Earle's Shipbuilding of Kingston upon Hull on the Humber in England built Ollanta as a "knock down" ship; that is, they assembled her in their shipyard with bolts and nuts, marked each part with a number, and then disassembled her into many hundreds of pieces and sent her to Peru in kit form. The pieces were shipped by sea from King George Dock in Hull to Mollendo on the Pacific Ocean coast of Peru. They were then delivered by rail to Puno on Lake Titicaca, where Ollanta was finally riveted together and launched.

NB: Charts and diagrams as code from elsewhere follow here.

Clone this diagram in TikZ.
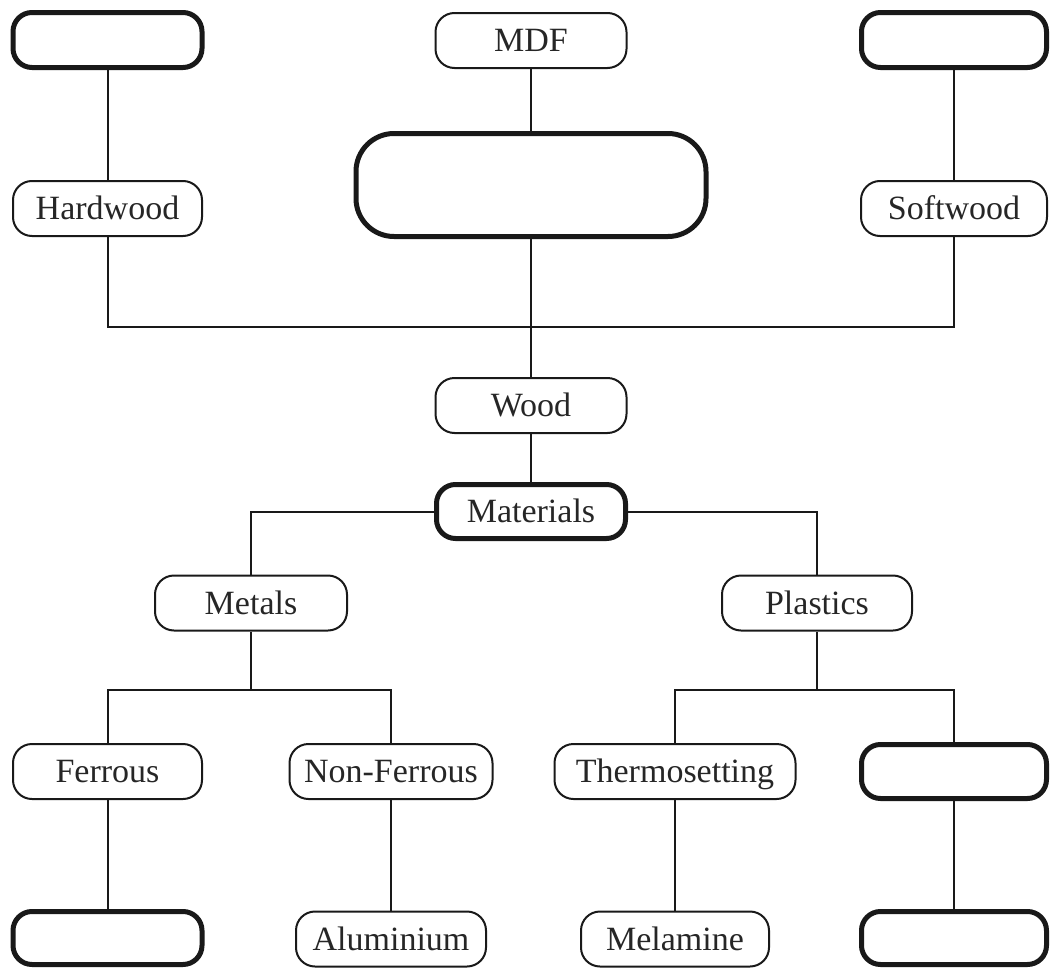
\documentclass[tikz,border=0pt]{standalone}
\usepackage{fontspec}
\setmainfont{Liberation Serif}
\begin{document}
\begin{tikzpicture}[x=1pt,y=-1pt,
  box/.style={draw=black!90, line width=2pt, rounded corners=19pt, inner sep=0pt,
    minimum height=55pt, text height=22.5pt, text depth=0pt,
    font=\fontsize{34}{40}\selectfont, text=black!85},
  thickbox/.style={box, line width=5pt},
  conn/.style={draw=black!90, line width=2pt}]
\useasboundingbox (0,0) rectangle (1050,969);
% top row
\node[thickbox, minimum width=189pt] (tl) at (107.5,40) {};
\node[box, minimum width=191pt] (mdf) at (531,40.5) {MDF};
\node[thickbox, minimum width=185pt] (tr) at (954,40) {};
% second row
\node[box, minimum width=189pt] (hard) at (107.5,208.5) {Hardwood};
\node[thickbox, minimum width=350pt, minimum height=103pt, rounded corners=38pt] (big) at (531,185) {};
\node[box, minimum width=186pt] (soft) at (954,208.5) {Softwood};
% middle
\node[box, minimum width=191pt] (wood) at (531,405.5) {Wood};
\node[thickbox, minimum width=189pt, minimum height=54pt] (mat) at (531,511.5) {Materials};
\node[box, minimum width=192pt] (metals) at (251,603) {Metals};
\node[box, minimum width=190pt] (plastics) at (817,603) {Plastics};
% third row
\node[box, minimum width=189pt] (ferrous) at (107.5,771.5) {Ferrous};
\node[box, minimum width=203pt] (nonf) at (391,771.5) {Non-Ferrous};
\node[box, minimum width=241pt] (thermo) at (675,771.5) {Thermosetting};
\node[thickbox, minimum width=185pt, minimum height=54pt] (pr) at (954,771.5) {};
% bottom row
\node[thickbox, minimum width=189pt, minimum height=53pt] (bl) at (107.5,938) {};
\node[box, minimum width=190pt] (alu) at (391,939) {Aluminium};
\node[box, minimum width=188pt] (mel) at (675,939) {Melamine};
\node[thickbox, minimum width=185pt, minimum height=53pt] (br) at (954,938) {};
% junctions
\coordinate (jl) at (107.5,327);
\coordinate (jr) at (954,327);
\coordinate (mj) at (251,690);
\coordinate (pj) at (817,690);
% connectors
\draw[conn] (tl.south) -- (hard.north);
\draw[conn] (mdf.south) -- (big.north);
\draw[conn] (tr.south) -- (soft.north);
\draw[conn] (hard.south) -- (jl) -- (jr) -- (soft.south);
\draw[conn] (big.south) -- (wood.north);
\draw[conn] (wood.south) -- (mat.north);
\draw[conn] (mat.west) -| (metals.north);
\draw[conn] (mat.east) -| (plastics.north);
\draw[conn] (metals.south) -- (mj);
\draw[conn] (ferrous.north) |- (mj) -| (nonf.north);
\draw[conn] (plastics.south) -- (pj);
\draw[conn] (thermo.north) |- (pj) -| (pr.north);
\draw[conn] (ferrous.south) -- (bl.north);
\draw[conn] (nonf.south) -- (alu.north);
\draw[conn] (thermo.south) -- (mel.north);
\draw[conn] (pr.south) -- (br.north);
\end{tikzpicture}
\end{document}
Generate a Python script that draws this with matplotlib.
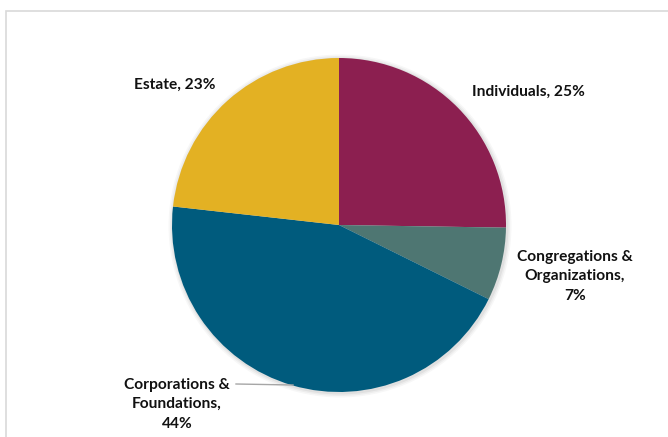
import matplotlib.pyplot as plt
from matplotlib.patches import Rectangle

labels = ['Individuals, 25%', 'Congregations &\nOrganizations,\n7%',
          'Corporations &\nFoundations,\n44%', 'Estate, 23%']
values = [25, 7, 44, 23]
colors = ['#8C1F50', '#4E7672', '#005B7D', '#E3B123']

# label positions in pixel coords (x, y from top)
label_pos = [(528, 92), (575, 276), (177, 404), (175, 85)]

W, H = 668, 437
fig = plt.figure(figsize=(W / 100, H / 100), dpi=100)
ax = fig.add_axes([0, 0, 1, 1])
ax.set_xlim(0, W)
ax.set_ylim(0, H)
ax.set_aspect('equal')
ax.axis('off')

# chart frame
ax.add_patch(Rectangle((5.5, -10), W, H - 10.5 + 10, fill=False,
                       edgecolor='#D9D9D9', linewidth=1.2))

cx, cy, r = 339, H - 225, 167

# soft shadow
for i, a in enumerate([0.05, 0.04, 0.03]):
    ax.pie([1], colors=['black'], radius=r + 1.5 + i * 1.5, center=(cx + 1, cy - 1),
           wedgeprops=dict(alpha=a, linewidth=0), frame=True)

ax.pie(values, colors=colors, startangle=90, counterclock=False,
       radius=r, center=(cx, cy), wedgeprops=dict(linewidth=0), frame=True)
ax.set_xlim(0, W)
ax.set_ylim(0, H)
ax.axis('off')

for text, (x, y) in zip(labels, label_pos):
    ax.text(x, H - y, text, ha='center', va='center', fontsize=11.2,
            fontweight='bold', family='Lato', linespacing=1.5, color='#111111')

# leader line for Corporations label
ax.plot([236, 293], [H - 384, H - 385], color='#A6A6A6', linewidth=1)

fig.savefig('out.png', dpi=100)
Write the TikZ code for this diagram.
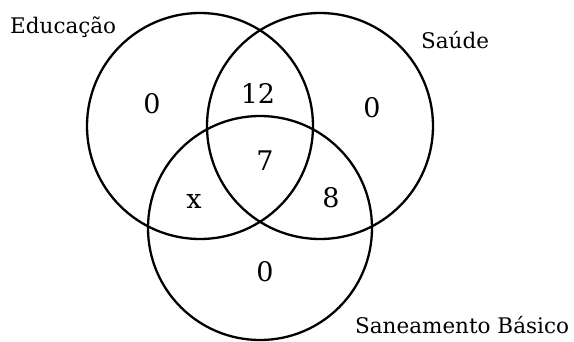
\documentclass[tikz,border=0pt]{standalone}
\usepackage{fontspec}
\setmainfont{DejaVu Serif}
\begin{document}
\begin{tikzpicture}[x=1pt,y=-1pt,
  setring/.style={draw=black,line width=2.3pt},
  setlabel/.style={anchor=base west,inner sep=0pt,font=\fontsize{21.5}{26}\selectfont},
  count/.style={anchor=center,inner sep=0pt,font=\fontsize{27}{32}\selectfont}]
\useasboundingbox (0,0) rectangle (574,341);
\draw[setring] (200,126) circle[radius=113];
\draw[setring] (320,126) circle[radius=113];
\draw[setring] (260,228) circle[radius=112];
\node[setlabel] (edu) at (10,33) {Educação};
\node[setlabel] (sau) at (421,48) {Saúde};
\node[setlabel] (san) at (355,333) {Saneamento Básico};
\node[count] (a) at (152,104) {0};
\node[count] (b) at (258,93) {12};
\node[count] (c) at (372,108) {0};
\node[count] (d) at (265,161) {7};
\node[count] (e) at (194,201) {x};
\node[count] (f) at (331,198) {8};
\node[count] (g) at (265,272) {0};
\end{tikzpicture}
\end{document}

Earle's put the engineer William Smale in charge of reassembling and launching Ollanta. At 2,200 tons and 260 feet (79 m) long, Ollanta was larger than any previous ship on Lake Titicaca. Titicaca, therefore, had no slipway big enough to build her, so one of Smale's first tasks was to have one built.
A major ship had not been launched on Lake Titicaca since the Inca 25 years earlier in 1905, so no local suitably equipped workshops or skilled craftsmen were available for Smale to recruit. So, Smale made the best of local labour and improvised machine tools from railway equipment. Earle's sent a skilled team from England to help launch the ship, but Smale got Ollanta completed before the team arrived, so Smale launched the ship using his unaided local workmen.
Ollanta had capacity for 950 tons of freight, 66 first-class passengers on the upper deck of her deckhouse, and 20 second-class passengers in the forward part of the ship. Her four oil-fired steam engines gave her a top speed of 14.5 knots (26.9 km/h; 16.7 mph). She was the Peruvian Corporation's most luxurious steamer on the lake and the culmination of nearly 70 years' development of Titicaca steamers since the building of Yavari started in 1862.